Share these tips with employees to help promote good posture and correct ergonomics.
- Chair position: Adjust the height of your chair so your feet rest comfortably on the floor, with your knees about level with your hips, making sure your seat is not pressing against the back of your knees.
- Back support: Keep your backbone straight, shoulders back, abdomen and buttocks pulled in, and chin tucked. If your chair does not allow this, try placing a cushion between the curve of your lower back and the back of the chair.
- Footrest: Rest your feet on a flat surface. If your chair is too high, consider using a footrest.
- Computer monitor: Position your monitor 18 to 30 inches from your eyes. The top of your screen should be at or below eye level so you look slightly down at your work. If glare is a problem, turn off some or all overhead lights and close blinds if possible.
- Key objects: Arrange frequently used objects — such as pen and notebook, phone, water bottle — within 10 inches of your body.
- Headsets: Use a headset if you frequently talk on the phone and type or write at the same time.
- Wrist rest: Keep your wrists in a straight, natural position when using your keyboard. Do not use your wrist rest while typing. Use it to take occasional breaks from typing.
- Mouse: Place your mouse close to the side of your keyboard so you don’t have to reach too far to use it.
Remote Workstation Tips
Working from home comes with its own set of challenges. Taking small steps can go a long way toward working more productively, preventing ergonomic injuries, and improving physical well-being.
In addition to the tips above, share the following recommendations with remote employees to help promote an ergonomically correct work environment at home.
- Chair: Use a sturdy chair that supports the curvature of your spine.
- Desk: Find a work surface, such as a desk or table that has space underneath for your legs and feet without your knees banging on the bottom. If a work surface is too low, adjust the chair or work surface accordingly. Cushion your wrists from the surface edge with padding or a wrist rest.
- File storage: Organize files and materials so you don’t have to frequently bend and strain to reach them.
- Keyboard and mouse: When using a keyboard and mouse, keep them on the same surface. Ideally, a flat keyboard is better than one tilted up. Position your arms so your wrists can be straight, with your arms at elbow level. If using a laptop, the same principles apply.
- Cords: Be aware of other risk factors that may be present, such as overloading electrical outlets or creating tripping hazards with power strips or extension cords running across the floor.
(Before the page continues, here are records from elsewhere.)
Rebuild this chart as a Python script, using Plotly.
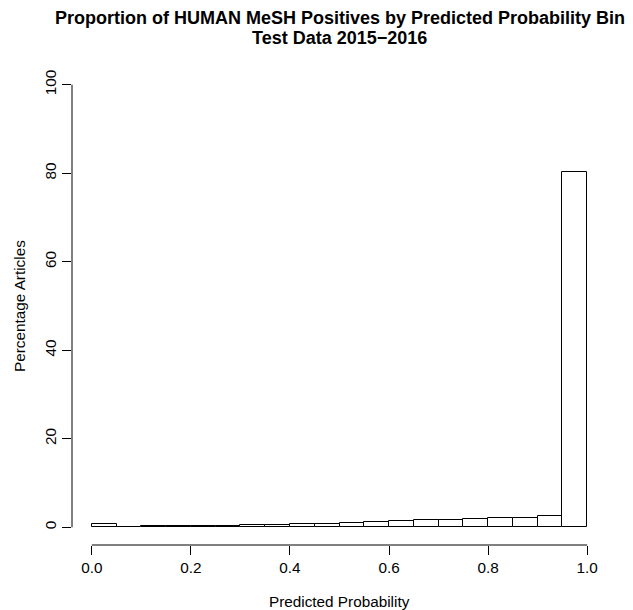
import plotly.graph_objects as go

# Data
bin_starts = [0.00, 0.05, 0.10, 0.15, 0.20, 0.25, 0.30, 0.35, 0.40, 0.45,
              0.50, 0.55, 0.60, 0.65, 0.70, 0.75, 0.80, 0.85, 0.90, 0.95]
bin_width = 0.05
percent_articles = [0.75, 0.15, 0.22, 0.28, 0.33, 0.38, 0.50, 0.55, 0.65, 0.80,
                    1.00, 1.10, 1.35, 1.60, 1.75, 1.90, 2.00, 2.20, 2.45, 80.3]
x_ticks = [0.0, 0.2, 0.4, 0.6, 0.8, 1.0]
x_tick_labels = ["0.0", "0.2", "0.4", "0.6", "0.8", "1.0"]
y_ticks = [0, 20, 40, 60, 80, 100]
y_tick_labels = ["0", "20", "40", "60", "80", "100"]
title_line1 = "Proportion of HUMAN MeSH Positives by Predicted Probability Bin"
title_line2 = "Test Data 2015\u22122016"
x_title = "Predicted Probability"
y_title = "Percentage Articles"

W, H = 633, 610
ML, MR, MT, MB = 72, 26, 67, 65
plot_h = H - MT - MB
plot_w = W - ML - MR

def py(pix):
    return (H - MB - pix) / plot_h

def px(pix):
    return (pix - ML) / plot_w

FONT = "Liberation Sans, Arial, Helvetica, sans-serif"

centers = [s + bin_width / 2 for s in bin_starts]

fig = go.Figure()
fig.add_trace(go.Bar(
    x=centers, y=percent_articles, width=[bin_width] * len(centers),
    marker=dict(color="white", line=dict(color="black", width=1)),
    showlegend=False, hoverinfo="skip",
))

fig.update_layout(
    width=W, height=H,
    margin=dict(l=ML, r=MR, t=MT, b=MB, pad=0),
    paper_bgcolor="white", plot_bgcolor="white",
    font=dict(family=FONT, color="black", size=15.3),
    bargap=0,
    xaxis=dict(range=[-0.04, 1.04], showgrid=False, zeroline=False, showline=False,
               tickmode="array", tickvals=x_ticks, ticktext=x_tick_labels,
               ticks="outside", ticklen=9, tickwidth=1, tickcolor="black",
               tickfont=dict(size=15.3, color="black")),
    yaxis=dict(range=[-4, 104], showgrid=False, zeroline=False, showline=False,
               tickmode="array", tickvals=y_ticks, ticktext=y_tick_labels,
               ticks="outside", ticklen=9, tickwidth=1, tickcolor="black",
               tickangle=-90, tickfont=dict(size=15.3, color="black")),
)

# detached R-style axis lines
fig.add_shape(type="line", xref="x", yref="paper", x0=x_ticks[0], x1=x_ticks[-1], y0=0, y1=0,
              line=dict(color="black", width=1))
fig.add_shape(type="line", xref="paper", yref="y", x0=0, x1=0, y0=y_ticks[0], y1=y_ticks[-1],
              line=dict(color="black", width=1))

cx = px((ML + W - MR) / 2)
fig.add_annotation(text="<b>" + title_line1 + "</b>", xref="paper", yref="paper",
                   x=0.5, y=py(17.5), xanchor="center", yanchor="middle", showarrow=False,
                   font=dict(size=18, family=FONT, color="black"))
fig.add_annotation(text="<b>" + title_line2 + "</b>", xref="paper", yref="paper",
                   x=0.5, y=py(38.5), xanchor="center", yanchor="middle", showarrow=False,
                   font=dict(size=18, family=FONT, color="black"))
fig.add_annotation(text=x_title, xref="paper", yref="paper",
                   x=0.5, y=py(601), xanchor="center", yanchor="middle", showarrow=False,
                   font=dict(size=15.3, family=FONT, color="black"))
fig.add_annotation(text=y_title, xref="paper", yref="paper", textangle=-90,
                   x=px(19), y=0.5, xanchor="center", yanchor="middle", showarrow=False,
                   font=dict(size=15.3, family=FONT, color="black"))

fig.write_html("out.html")
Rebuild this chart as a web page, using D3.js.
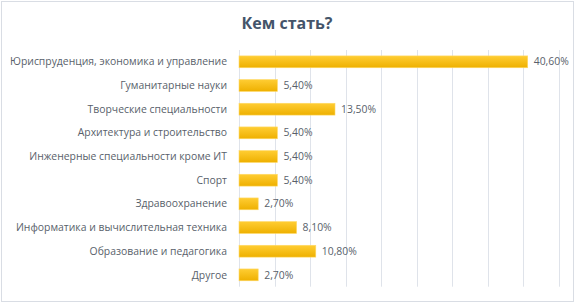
<!DOCTYPE html>
<html><head><meta charset="utf-8">
<script src="https://cdn.jsdelivr.net/npm/d3@7"></script>
<style>
html,body{margin:0;padding:0;background:#fff;}
svg{display:block;font-family:"Open Sans","DejaVu Sans",sans-serif;}
</style></head>
<body>
<svg id="c" width="575" height="303"></svg>
<script>
const categories = ["Юриспруденция, экономика и управление","Гуманитарные науки","Творческие специальности","Архитектура и строительство","Инженерные специальности кроме ИТ","Спорт","Здравоохранение","Информатика и вычислительная техника","Образование и педагогика","Другое"];
const values = [40.6,5.4,13.5,5.4,5.4,5.4,2.7,8.1,10.8,2.7];
const valueLabels = ["40,60%","5,40%","13,50%","5,40%","5,40%","5,40%","2,70%","8,10%","10,80%","2,70%"];
const gridTicks = [0,5,10,15,20,25,30,35,40,45];
const title = "Кем стать?";

const svg = d3.select("#c");
const W = 575, H = 303;
const m = {left:239, right:16, top:50, bottom:16};

const defs = svg.append("defs");
const g1 = defs.append("linearGradient").attr("id","bg").attr("x1",0).attr("y1",0).attr("x2",0).attr("y2",1);
g1.append("stop").attr("offset","0%").attr("stop-color","#ffcd33");
g1.append("stop").attr("offset","100%").attr("stop-color","#eeb000");

svg.append("rect").attr("x",1.5).attr("y",1.5).attr("width",W-3).attr("height",H-3)
  .attr("fill","#fff").attr("stroke","#d9dde4").attr("stroke-width",1);

const x = d3.scaleLinear().domain([0,45]).range([m.left, 559]);
const y = d3.scaleBand().domain(categories).range([m.top, 286.7]).paddingInner(0.5).paddingOuter(0.25);

svg.append("g").selectAll("line").data(gridTicks).join("line")
  .attr("x1",d=>Math.round(x(d))+0.5).attr("x2",d=>Math.round(x(d))+0.5)
  .attr("y1",m.top).attr("y2",286.7)
  .attr("stroke","#dfe3ea").attr("stroke-width",1);

svg.append("g").selectAll("rect").data(values).join("rect")
  .attr("x",x(0)).attr("y",(d,i)=>y(categories[i]))
  .attr("width",d=>x(d)-x(0)).attr("height",y.bandwidth())
  .attr("fill","url(#bg)").attr("stroke","#ffd966").attr("stroke-width",0.6);

svg.append("g").selectAll("text").data(categories).join("text")
  .attr("x",m.left-12).attr("y",d=>y(d)+y.bandwidth()/2)
  .attr("dy","0.35em").attr("text-anchor","end")
  .attr("fill","#595f6b").attr("font-size","10.4px").text(d=>d);

svg.append("g").selectAll("text").data(values).join("text")
  .attr("x",d=>x(d)+6).attr("y",(d,i)=>y(categories[i])+y.bandwidth()/2)
  .attr("dy","0.35em").attr("fill","#595f6b").attr("font-size","10.4px")
  .text((d,i)=>valueLabels[i]);

svg.append("text").attr("x",287).attr("y",29).attr("text-anchor","middle")
  .attr("fill","#44546a").attr("font-weight","bold").attr("font-size","16px").text(title);
</script>
</body></html>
It is never too late to start practicing good posture and office ergonomics. In addition to the above tips, it is beneficial for employees to take stretching breaks throughout the day. Sitting at a desk all day, even with the best posture and ergonomics, can still be stressful on your body. On average, your body can only tolerate one position for about 20 minutes before needing readjustment. Taking a one-minute break every 20 minutes is helpful.